Here, task and other_task are Airflow task instances.

python
task2.set_upstream(task1)
💻

Example

This example shows two tasks where task1 runs before task2 using set_upstream. It demonstrates how to set dependencies in a DAG.

python
from airflow import DAG
from airflow.operators.bash import BashOperator
from datetime import datetime

default_args = {
    'start_date': datetime(2024, 1, 1),
}

dag = DAG('example_set_upstream', default_args=default_args, schedule_interval='@daily')

task1 = BashOperator(
    task_id='task1',
    bash_command='echo "Task 1 running"',
    dag=dag
)

task2 = BashOperator(
    task_id='task2',
    bash_command='echo "Task 2 running"',
    dag=dag
)

# Set task1 to run before task2
task2.set_upstream(task1)
Output
When the DAG runs, Airflow executes task1 first, then task2 after task1 completes successfully.
⚠️

Common Pitfalls

Common mistakes when using set_upstream include:

  • Confusing set_upstream with set_downstream. set_upstream means the argument runs before the caller, while set_downstream means the argument runs after.
  • Not setting dependencies properly, which can cause tasks to run in the wrong order or in parallel unexpectedly.
  • Using set_upstream on tasks from different DAGs, which is not allowed.

Example of wrong and right usage:

python
# Wrong: task1.set_upstream(task2) means task2 runs before task1
# Right: task2.set_upstream(task1) means task1 runs before task2
📊

Quick Reference

Use set_upstream to define that one task must finish before another starts.

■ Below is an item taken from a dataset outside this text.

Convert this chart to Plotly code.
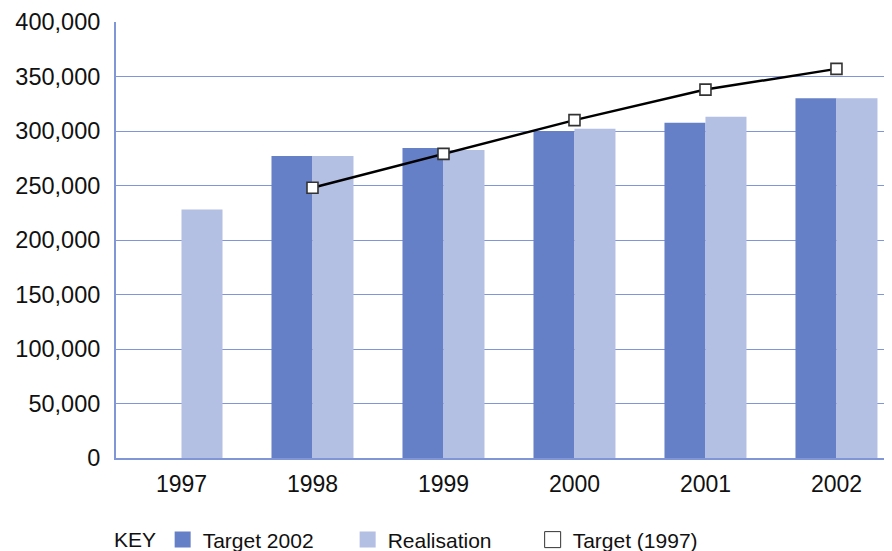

It is equivalent to task2.set_upstream(task1) or task1.set_downstream(task2).

Remember:

  • task2.set_upstream(task1): task1 runs before task2
  • task1.set_downstream(task2): task1 runs before task2 (same as above)
MethodMeaning
task2.set_upstream(task1)task1 runs before task2
task1.set_downstream(task2)task1 runs before task2
task1.set_upstream(task2)task2 runs before task1 (usually a mistake)
task2.set_downstream(task1)task2 runs before task1 (usually a mistake)

Key Takeaways

Use set_upstream to make one task run before another in Airflow DAGs.
Calling task2.set_upstream(task1) means task1 runs before task2.
set_upstream and set_downstream are two ways to set task order; use them carefully to avoid confusion.
Do not set dependencies between tasks in different DAGs.
Proper task dependencies ensure your workflow runs in the correct order.